Copy nothing but the lines below running from the line containing "Convert this chart to Altair code." through the line containing "y_scale = alt.Scale(domain=[-100, 50], nice=False, zero=False)", both end lines included.

◆ Records to process
• • • • • • •

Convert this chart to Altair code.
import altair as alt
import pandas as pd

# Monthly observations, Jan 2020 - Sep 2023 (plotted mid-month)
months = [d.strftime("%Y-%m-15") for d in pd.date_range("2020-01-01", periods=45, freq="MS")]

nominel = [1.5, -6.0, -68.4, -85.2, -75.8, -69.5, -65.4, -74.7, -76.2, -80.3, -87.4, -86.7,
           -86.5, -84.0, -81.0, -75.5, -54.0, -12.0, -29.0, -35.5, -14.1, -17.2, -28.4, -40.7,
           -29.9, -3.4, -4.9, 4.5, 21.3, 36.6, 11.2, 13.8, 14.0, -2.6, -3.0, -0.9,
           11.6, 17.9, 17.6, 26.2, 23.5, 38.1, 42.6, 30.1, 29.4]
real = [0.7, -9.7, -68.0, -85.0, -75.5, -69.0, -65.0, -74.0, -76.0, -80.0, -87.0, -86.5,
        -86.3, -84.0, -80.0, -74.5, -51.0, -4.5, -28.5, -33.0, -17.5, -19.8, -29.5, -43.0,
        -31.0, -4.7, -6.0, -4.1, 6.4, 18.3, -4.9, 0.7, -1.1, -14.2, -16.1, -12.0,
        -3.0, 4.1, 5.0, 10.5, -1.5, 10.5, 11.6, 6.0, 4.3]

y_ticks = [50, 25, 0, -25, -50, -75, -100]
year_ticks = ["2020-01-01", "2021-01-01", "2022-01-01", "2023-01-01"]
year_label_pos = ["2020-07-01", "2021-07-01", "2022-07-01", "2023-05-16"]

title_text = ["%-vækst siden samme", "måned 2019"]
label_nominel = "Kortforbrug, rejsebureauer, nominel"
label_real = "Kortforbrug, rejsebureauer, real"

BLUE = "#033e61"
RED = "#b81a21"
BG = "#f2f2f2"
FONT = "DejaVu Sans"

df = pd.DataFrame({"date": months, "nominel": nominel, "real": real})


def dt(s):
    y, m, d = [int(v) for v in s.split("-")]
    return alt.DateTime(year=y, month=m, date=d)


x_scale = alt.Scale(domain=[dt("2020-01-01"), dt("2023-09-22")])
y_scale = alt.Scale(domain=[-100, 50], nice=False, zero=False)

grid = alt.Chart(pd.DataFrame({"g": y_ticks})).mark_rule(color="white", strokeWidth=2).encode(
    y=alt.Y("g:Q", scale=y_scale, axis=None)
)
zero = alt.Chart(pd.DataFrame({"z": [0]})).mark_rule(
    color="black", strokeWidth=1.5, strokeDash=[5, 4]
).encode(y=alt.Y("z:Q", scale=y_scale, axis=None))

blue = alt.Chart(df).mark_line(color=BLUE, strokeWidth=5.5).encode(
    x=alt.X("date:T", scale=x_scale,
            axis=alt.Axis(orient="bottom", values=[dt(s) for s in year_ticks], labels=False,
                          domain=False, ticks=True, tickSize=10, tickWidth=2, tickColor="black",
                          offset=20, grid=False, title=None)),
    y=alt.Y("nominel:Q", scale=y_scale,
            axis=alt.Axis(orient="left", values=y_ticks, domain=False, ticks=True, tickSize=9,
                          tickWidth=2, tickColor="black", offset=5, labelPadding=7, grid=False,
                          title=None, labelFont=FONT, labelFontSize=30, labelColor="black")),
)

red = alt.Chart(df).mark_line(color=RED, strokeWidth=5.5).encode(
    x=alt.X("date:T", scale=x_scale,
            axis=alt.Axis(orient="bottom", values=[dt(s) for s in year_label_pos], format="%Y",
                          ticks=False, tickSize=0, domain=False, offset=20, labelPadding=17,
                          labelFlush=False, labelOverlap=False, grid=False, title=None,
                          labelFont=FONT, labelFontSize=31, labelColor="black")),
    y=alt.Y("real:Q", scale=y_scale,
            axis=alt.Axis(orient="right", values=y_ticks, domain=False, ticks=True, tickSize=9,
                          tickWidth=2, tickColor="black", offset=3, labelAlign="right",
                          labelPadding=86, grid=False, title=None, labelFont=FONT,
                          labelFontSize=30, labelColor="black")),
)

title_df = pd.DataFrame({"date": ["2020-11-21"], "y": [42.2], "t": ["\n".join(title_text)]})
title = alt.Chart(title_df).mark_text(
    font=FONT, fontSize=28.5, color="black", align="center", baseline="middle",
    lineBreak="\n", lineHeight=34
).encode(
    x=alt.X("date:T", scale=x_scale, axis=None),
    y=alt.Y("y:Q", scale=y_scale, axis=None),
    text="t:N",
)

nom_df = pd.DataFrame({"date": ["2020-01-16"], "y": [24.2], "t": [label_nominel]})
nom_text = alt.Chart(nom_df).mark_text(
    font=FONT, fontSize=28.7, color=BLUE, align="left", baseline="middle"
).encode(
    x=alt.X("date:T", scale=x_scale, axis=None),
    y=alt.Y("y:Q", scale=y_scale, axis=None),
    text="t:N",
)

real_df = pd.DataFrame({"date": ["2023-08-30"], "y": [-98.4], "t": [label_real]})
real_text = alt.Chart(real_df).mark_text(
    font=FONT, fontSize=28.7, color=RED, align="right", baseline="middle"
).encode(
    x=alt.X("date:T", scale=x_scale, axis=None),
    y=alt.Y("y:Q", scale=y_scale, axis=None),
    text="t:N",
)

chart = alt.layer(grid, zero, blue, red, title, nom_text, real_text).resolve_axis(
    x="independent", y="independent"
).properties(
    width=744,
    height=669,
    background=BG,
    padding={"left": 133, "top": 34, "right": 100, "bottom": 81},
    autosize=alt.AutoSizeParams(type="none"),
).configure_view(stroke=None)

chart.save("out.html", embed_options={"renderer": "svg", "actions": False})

• • • • • • •

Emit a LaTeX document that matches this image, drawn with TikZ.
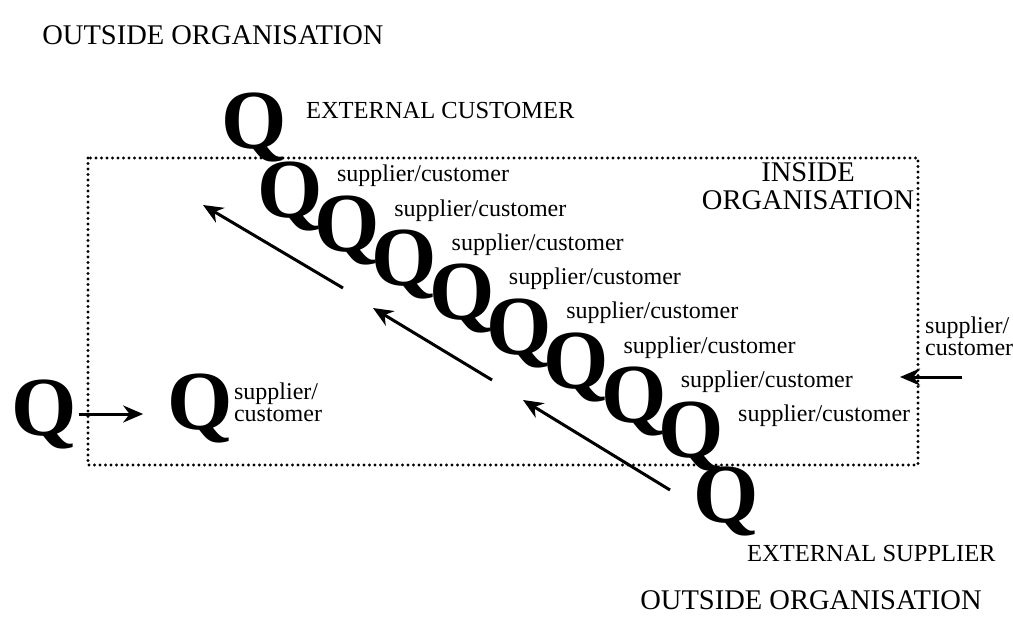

• • • • • • •

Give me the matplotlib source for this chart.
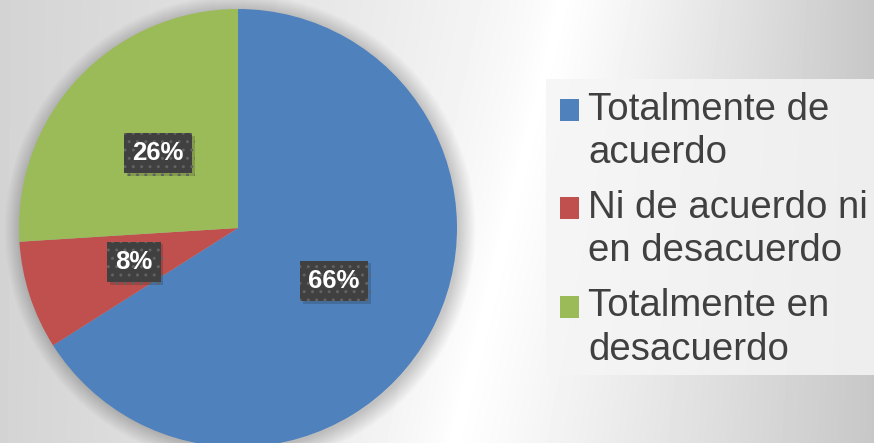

• • • • • • •

◆ Result of this task
Convert this chart to Altair code.
import altair as alt
import pandas as pd

# Monthly observations, Jan 2020 - Sep 2023 (plotted mid-month)
months = [d.strftime("%Y-%m-15") for d in pd.date_range("2020-01-01", periods=45, freq="MS")]

nominel = [1.5, -6.0, -68.4, -85.2, -75.8, -69.5, -65.4, -74.7, -76.2, -80.3, -87.4, -86.7,
           -86.5, -84.0, -81.0, -75.5, -54.0, -12.0, -29.0, -35.5, -14.1, -17.2, -28.4, -40.7,
           -29.9, -3.4, -4.9, 4.5, 21.3, 36.6, 11.2, 13.8, 14.0, -2.6, -3.0, -0.9,
           11.6, 17.9, 17.6, 26.2, 23.5, 38.1, 42.6, 30.1, 29.4]
real = [0.7, -9.7, -68.0, -85.0, -75.5, -69.0, -65.0, -74.0, -76.0, -80.0, -87.0, -86.5,
        -86.3, -84.0, -80.0, -74.5, -51.0, -4.5, -28.5, -33.0, -17.5, -19.8, -29.5, -43.0,
        -31.0, -4.7, -6.0, -4.1, 6.4, 18.3, -4.9, 0.7, -1.1, -14.2, -16.1, -12.0,
        -3.0, 4.1, 5.0, 10.5, -1.5, 10.5, 11.6, 6.0, 4.3]

y_ticks = [50, 25, 0, -25, -50, -75, -100]
year_ticks = ["2020-01-01", "2021-01-01", "2022-01-01", "2023-01-01"]
year_label_pos = ["2020-07-01", "2021-07-01", "2022-07-01", "2023-05-16"]

title_text = ["%-vækst siden samme", "måned 2019"]
label_nominel = "Kortforbrug, rejsebureauer, nominel"
label_real = "Kortforbrug, rejsebureauer, real"

BLUE = "#033e61"
RED = "#b81a21"
BG = "#f2f2f2"
FONT = "DejaVu Sans"

df = pd.DataFrame({"date": months, "nominel": nominel, "real": real})


def dt(s):
    y, m, d = [int(v) for v in s.split("-")]
    return alt.DateTime(year=y, month=m, date=d)


x_scale = alt.Scale(domain=[dt("2020-01-01"), dt("2023-09-22")])
y_scale = alt.Scale(domain=[-100, 50], nice=False, zero=False)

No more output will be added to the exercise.